📚 Topic Summary
Simple Harmonic Motion (SHM) is a special type of periodic motion where the restoring force is directly proportional to the displacement, and acts in the opposite direction. Think of a mass on a spring or a pendulum swinging with a small angle. The object oscillates back and forth around an equilibrium position. The time it takes for one complete cycle is called the period, and the maximum displacement from equilibrium is the amplitude.
This lab activity lets you explore SHM firsthand! You'll investigate how factors like mass and spring constant affect the period of oscillation. By collecting data and analyzing it, you’ll gain a deeper understanding of the relationships that govern SHM. Get ready to experiment and unlock the secrets of oscillatory motion!
🧪 Part A: Vocabulary
Match the terms with their correct definitions:
| Term |
Definition |
| 1. Amplitude |
A. The time for one complete oscillation. |
| 2. Period |
B. The maximum displacement from equilibrium. |
| 3. Frequency |
C. A force that returns a system to equilibrium. |
| 4. Restoring Force |
D. Number of oscillations per unit of time. |
| 5. Equilibrium |
E. The point where the net force is zero. |
✍️ Part B: Fill in the Blanks
Complete the following paragraph using the words: spring constant, mass, period, SHM, equilibrium.

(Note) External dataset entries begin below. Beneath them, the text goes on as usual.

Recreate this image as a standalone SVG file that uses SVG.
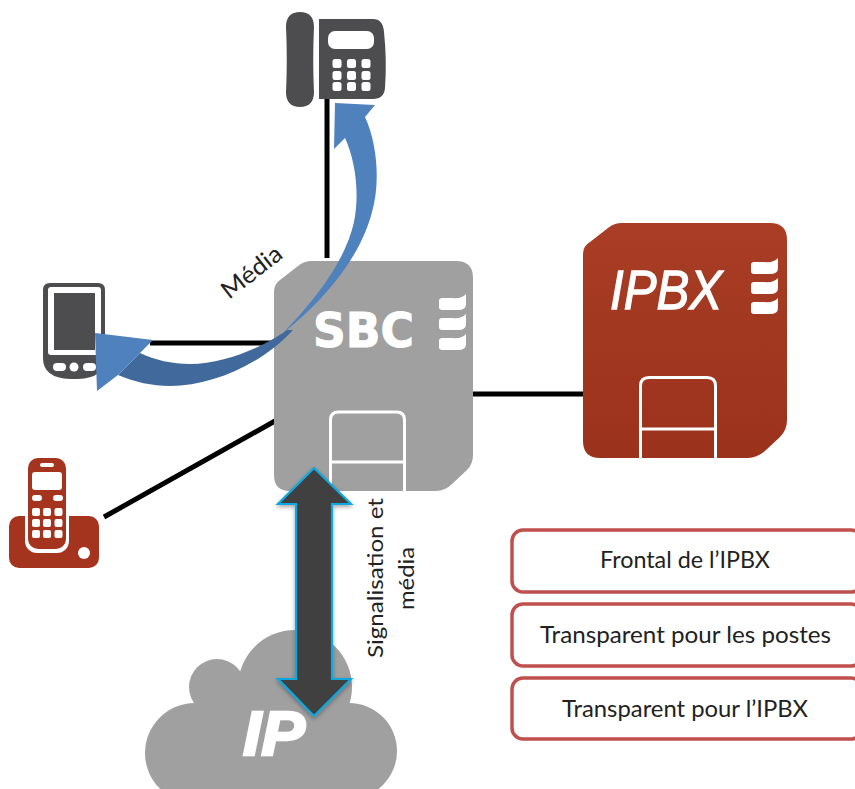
<svg xmlns="http://www.w3.org/2000/svg" width="855" height="789" viewBox="0 0 855 789">
<style>
.lbl{font-family:"Lato","Carlito","Open Sans",sans-serif;fill:#222}
.wire{stroke:#000;stroke-width:5;fill:none}
.dark{fill:#4d4d4f}
.wh{fill:#fff}
.door{fill:none;stroke:#fff;stroke-width:3}
.rbox{fill:#fff;stroke:#c0504d;stroke-width:3.5}
.red{fill:#a5341f}
.cl{fill:#a0a0a0}
</style>
<defs>
<linearGradient id="ipbxg" x1="0" y1="0" x2="0" y2="1"><stop offset="0" stop-color="#a93d25"/><stop offset="1" stop-color="#9b321b"/></linearGradient>
<filter id="sh" x="-20%" y="-10%" width="140%" height="120%"><feDropShadow dx="0" dy="2" stdDeviation="2" flood-color="#000" flood-opacity=".35"/></filter>
<path id="bars" d="M3,4 H13 Q23,5 27,0 V10 Q27,16 19,16 H3 Q0,16 0,13 V7 Q0,4 3,4Z M3,24 H13 Q23,25 27,20 V30 Q27,36 19,36 H3 Q0,36 0,33 V27 Q0,24 3,24Z M3,44 H13 Q23,45 27,40 V50 Q27,56 19,56 H3 Q0,56 0,53 V47 Q0,44 3,44Z"/>
</defs>

<g id="connectors">
<line class="wire" x1="327" y1="99" x2="327" y2="258"/>
<line class="wire" x1="150" y1="343" x2="276" y2="343"/>
<line class="wire" x1="275" y1="421" x2="104" y2="517"/>
<line class="wire" x1="472" y1="394" x2="585" y2="394"/>
</g>

<g id="sbc">
<path d="M274,292 Q274,284 280,280 L298,266 Q304,261 312,261 H456 Q473,261 473,278 V455 Q473,464 467,470 L452,484 Q445,491 436,491 H290 Q274,491 274,475Z" fill="#a0a0a0"/>
<text x="313" y="347" font-family="DejaVu Sans" font-weight="700" font-size="48" fill="#fff" stroke="#fff" stroke-width="1" textLength="101" lengthAdjust="spacingAndGlyphs">SBC</text>
<use href="#bars" x="439" y="294" class="wh"/>
<path class="door" d="M330.500,491 V420 Q330.500,412 338.500,412 H396.500 Q404.500,412 404.500,420 V491 M330.500,462 H404.500"/>
</g>

<g id="ipbx">
<path d="M583,254 Q583,246 590,242 L608,228 Q614,223 622,223 H770 Q787,223 787,240 V420 Q787,430 780,437 L766,450 Q758,458 748,458 H600 Q583,458 583,441Z" fill="url(#ipbxg)"/>
<text x="610" y="309" font-family="Liberation Sans" font-style="italic" font-size="56" fill="#fff" stroke="#fff" stroke-width="1.300" textLength="112" lengthAdjust="spacingAndGlyphs">IPBX</text>
<use href="#bars" x="751" y="258" class="wh"/>
<path class="door" d="M640.500,458 V386 Q640.500,377.500 649,377.500 H707 Q715.500,377.500 715.500,386 V458 M640.500,429 H715.500"/>
</g>

<g id="desk-phone">
<path class="dark" d="M300,12 C309,12 314,17 314,27 C313,50 313,70 314,92 C314,102 309,107 300,107 C291,107 286,102 286,92 C287,70 287,50 286,27 C286,17 291,12 300,12Z"/>
<path class="dark" d="M319,19 H373 Q383,19 384,32 Q387,60 385,88 Q384,99 373,99 H319Z"/>
<rect class="wh" x="328" y="31" width="46" height="18" rx="7"/>
<g class="wh">
<rect x="332.500" y="59" width="9" height="9" rx="2.500"/><rect x="347" y="59" width="9" height="9" rx="2.500"/><rect x="361.500" y="59" width="9" height="9" rx="2.500"/>
<rect x="332.500" y="71" width="9" height="9" rx="2.500"/><rect x="347" y="71" width="9" height="9" rx="2.500"/><rect x="361.500" y="71" width="9" height="9" rx="2.500"/>
<rect x="332.500" y="82" width="9" height="9" rx="2.500"/><rect x="347" y="82" width="9" height="9" rx="2.500"/><rect x="361.500" y="82" width="9" height="9" rx="2.500"/>
</g>
</g>

<g id="tablet">
<path class="dark" d="M50,283 H98 Q105,283 105,290 V358 Q105,378 78,379 H70 Q43,378 43,358 V290 Q43,283 50,283Z"/>
<rect class="wh" x="48" y="287" width="53" height="68" rx="3"/>
<rect class="dark" x="54" y="293" width="41" height="57"/>
<rect class="wh" x="53" y="363" width="13" height="8" rx="4"/>
<circle class="wh" cx="74" cy="367" r="4.500"/>
<rect class="wh" x="83" y="363" width="13" height="8" rx="4"/>
</g>

<g id="cordless">
<rect class="red" x="9" y="516" width="90" height="52" rx="10"/>
<rect class="wh" x="25" y="500" width="44" height="53" rx="12"/>
<rect class="red" x="28" y="458" width="38" height="91" rx="10"/>
<rect class="wh" x="40" y="463" width="14" height="4" rx="2"/>
<rect class="wh" x="32" y="472" width="30" height="18" rx="3"/>
<rect class="wh" x="32" y="495" width="10" height="6" rx="3"/><rect class="wh" x="53" y="495" width="10" height="6" rx="3"/>
<g class="wh">
<rect x="32" y="508" width="8" height="8" rx="2"/><rect x="43" y="508" width="8" height="8" rx="2"/><rect x="54.500" y="508" width="8" height="8" rx="2"/>
<rect x="32" y="519" width="8" height="8" rx="2"/><rect x="43" y="519" width="8" height="8" rx="2"/><rect x="54.500" y="519" width="8" height="8" rx="2"/>
<rect x="32" y="530" width="8" height="8" rx="2"/><rect x="43" y="530" width="8" height="8" rx="2"/><rect x="54.500" y="530" width="8" height="8" rx="2"/>
</g>
<circle class="wh" cx="84" cy="553" r="6"/>
</g>

<g id="ip-cloud">
<circle class="cl" cx="217" cy="687" r="28"/>
<circle class="cl" cx="295" cy="687" r="57"/>
<circle class="cl" cx="195" cy="753" r="50"/>
<circle class="cl" cx="349" cy="751" r="48"/>
<rect class="cl" x="195" y="690" width="154" height="110"/>
<text x="243" y="755" font-family="Liberation Sans" font-weight="700" font-style="italic" font-size="63" fill="#fff" stroke="#fff" stroke-width="2.500" textLength="62" lengthAdjust="spacingAndGlyphs">IP</text>
</g>

<g id="arrows">
<path d="M287,330 C265,346 225,364 190,364 C172,364 155,360 140,353 L118,375 C135,382 152,386 170,386 C212,386 262,364 293,330Z" fill="#41699b"/>
<path d="M95,333 L153,340 L140,353 L118,375 L97,391Z" fill="#4f81bd"/>
<path d="M335,103 L375,105 L365,117 C378,145 380,185 372,212 C362,252 330,296 283,333 C315,300 345,262 354,222 C360,192 355,160 345,138 L334,149Z" fill="#4f81bd"/>
<path d="M314,468 L351,504 H332 V679 H351 L314,716 L278,679 H296 V504 H278Z" fill="#404040" stroke="#0fa8e0" stroke-width="2.200" stroke-linejoin="miter" filter="url(#sh)"/>
</g>

<g id="labels">
<text class="lbl" transform="translate(229,300) rotate(-38)" font-size="24" textLength="70" lengthAdjust="spacingAndGlyphs">Média</text>
<text class="lbl" transform="translate(383,658) rotate(-90)" font-size="22" textLength="160" lengthAdjust="spacingAndGlyphs">Signalisation et</text>
<text class="lbl" transform="translate(414,610) rotate(-90)" font-size="22" textLength="63" lengthAdjust="spacingAndGlyphs">média</text>
</g>

<g id="box-frontal">
<rect class="rbox" x="512" y="530" width="350" height="62" rx="11"/>
<text class="lbl" x="600" y="568" font-size="23" textLength="170" lengthAdjust="spacingAndGlyphs">Frontal de l’IPBX</text>
</g>
<g id="box-postes">
<rect class="rbox" x="512" y="604" width="350" height="62" rx="11"/>
<text class="lbl" x="540" y="643" font-size="23" textLength="291" lengthAdjust="spacingAndGlyphs">Transparent pour les postes</text>
</g>
<g id="box-ipbx">
<rect class="rbox" x="512" y="678" width="350" height="61" rx="11"/>
<text class="lbl" x="562" y="717" font-size="23" textLength="246" lengthAdjust="spacingAndGlyphs">Transparent pour l’IPBX</text>
</g>
</svg>
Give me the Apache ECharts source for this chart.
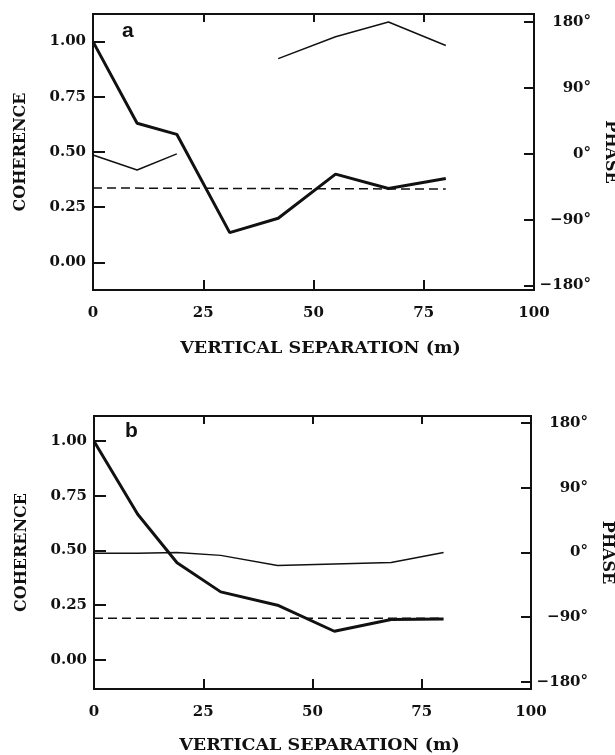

In ____, the restoring force is proportional to the displacement. For a mass-spring system, the ____ relates the force to the displacement. The ____ of oscillation depends on both the ____ and the ____. The system oscillates around the ____ position.
🤔 Part C: Critical Thinking
Explain how increasing the mass of an object in a mass-spring system affects its period of oscillation. Use the formula for the period of a mass-spring system, $T = 2\pi\sqrt{\frac{m}{k}}$, where $T$ is the period, $m$ is the mass, and $k$ is the spring constant, to support your explanation.